In a worrying development the EU recently approved plans to establish a naval force to combat people-smugglers facilitating migration from the Middle-East and North Africa to Europe. Much in line with the mandate adopted by EU Ministers to quash Somali piracy in the Indian Ocean, the new naval force will have authority to destroy the ‘networks’ which give rise to migrants putting to sea in search of what they perceive to be better life opportunities in Europe.
Whilst no one doubts the prevalence of unscrupulous criminal networks capitalising on the hardships suffered by migrants, it is right to consider what academic commentators specialising in the field of slavery and migration have argued, namely that there is a need to disambiguate the terms ‘human-smuggling’ and ‘human-trafficking’ for fear of conflating two very different unlawful acts. The former represents a diminutive version of the latter and is distinguished by its non-pecuniary and humanitarian motives. The danger of such a conflation is that we risk treating those on the one hand who traffic people by force, for vast financial gain, and in cruel, degrading, and inhuman conditions with those on the other hand who assist people on humanitarian grounds to find a better way of life.
The plans raise further worries not only for the potential ‘collateral damage’ that may ensue as a consequence of military action, or for what will happen to the stranded migrants in places such as Libya, but also because this signifies an escalation in an already hard-line approach the EU adopts with respect to assisting unlawful migration into Europe on humanitarian grounds.
Article 1(1) of Council Directive 2002/90/ECEU sets out the scope of the general infringement where anti-smuggling legislation is concerned. It requires each Member State to adopt appropriate sanctions with respect to “any person who intentionally assists a person who is not a national of a Member State to enter, or transit across, the territory of a Member State in breach of the laws of the State concerned”. Article 1(2) provides Member States with a discretionary power with regard to the behaviour defined in Article 1(1) “where the aim of the behaviour is to provide humanitarian assistance to the person concerned.” The fact that this is a discretionary and not mandatory provision within the Directive is a particular point of concern.
The UK gives effect to Council Directive 2002/90/ECEU through s25 of the Immigration Act 1971. A person guilty of an offence under this section could face a maximum prison term of 14 years. S25A(3) of the Act sets out a defence on grounds of humanitarian assistance, but this only applies to persons acting on behalf of organisations and is limited to the UK only i.e. other Member States may not exercise this discretion in favour of humanitarian actors. It is quite conceivable therefore that a British citizen, who acts in a private capacity, renders assistance to migrants in distress at sea and takes them to a place of safety in Europe, could be charged with assisting unlawful migration under s25 of the Immigration Act 1971.

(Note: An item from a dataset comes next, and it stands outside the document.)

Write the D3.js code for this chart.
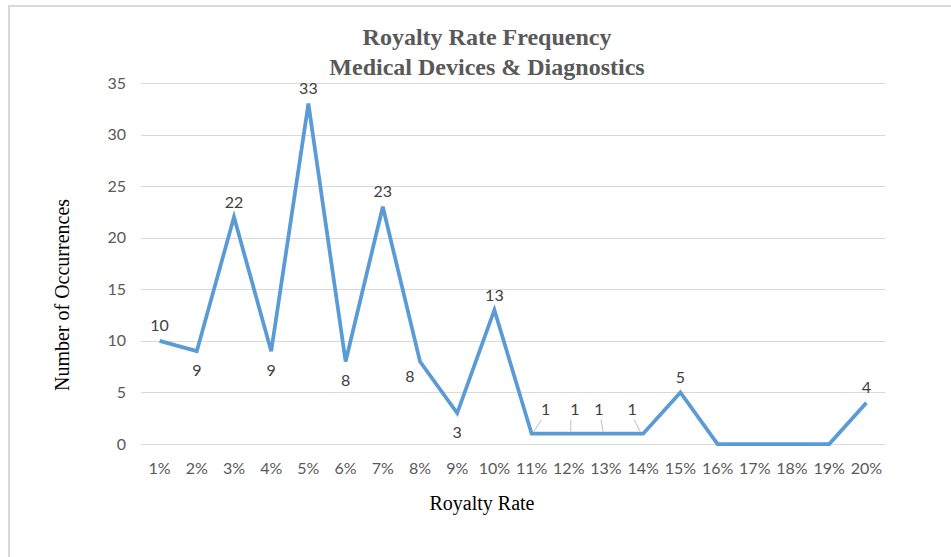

As we know, there is a state delegated duty upon masters of vessels to render assistance to anyone in distress at sea, regardless of their status or nationality. However, EU anti-smuggling legislation has in some cases deterred masters from fulfilling this requirement. Fearing that they will be held individually criminally responsible for assisting with unlawful migration, anecdotal accounts of masters breaching their duty to render assistance to migrants in distress have been disturbingly high, in turn violating the human rights of migrants seeking to enter Europe often in need of international protection.
Italy exercised its discretionary power in an unfavourable light when it prosecuted the master of a German flagged vessel operating under the auspices of the non-governmental organisation, Cap Anamur, on grounds of assisting unlawful migration (Cap Anamur, Tribunale di Agrigento, I Sezione Penale, I Collegio, 954/2009). Prevented from entering Italian territorial waters having rescued migrants in distress in the Mediterranean and in urgent need of food and water re-supplies, the vessel subsequently entered the Italian Port of Empedocle without authorisation. This act led to a lengthy trial which, although resulted in the accused’s eventual acquittal, acted as a clear deterrent to other would-be humanitarian actors.
The approach the EU adopts with respect to migration in the Mediterranean risks undermining the very system of rights and fundamental freedoms put in place to divine the future of Europe post-World War Two. Now is not the time to re-assess this system and dilute its effect through knee-jerk policy implementation. On the contrary, now is the time to celebrate the lessons history has taught us and put in place measured plans which are both practical in effect and steadfastly fair and humane in nature.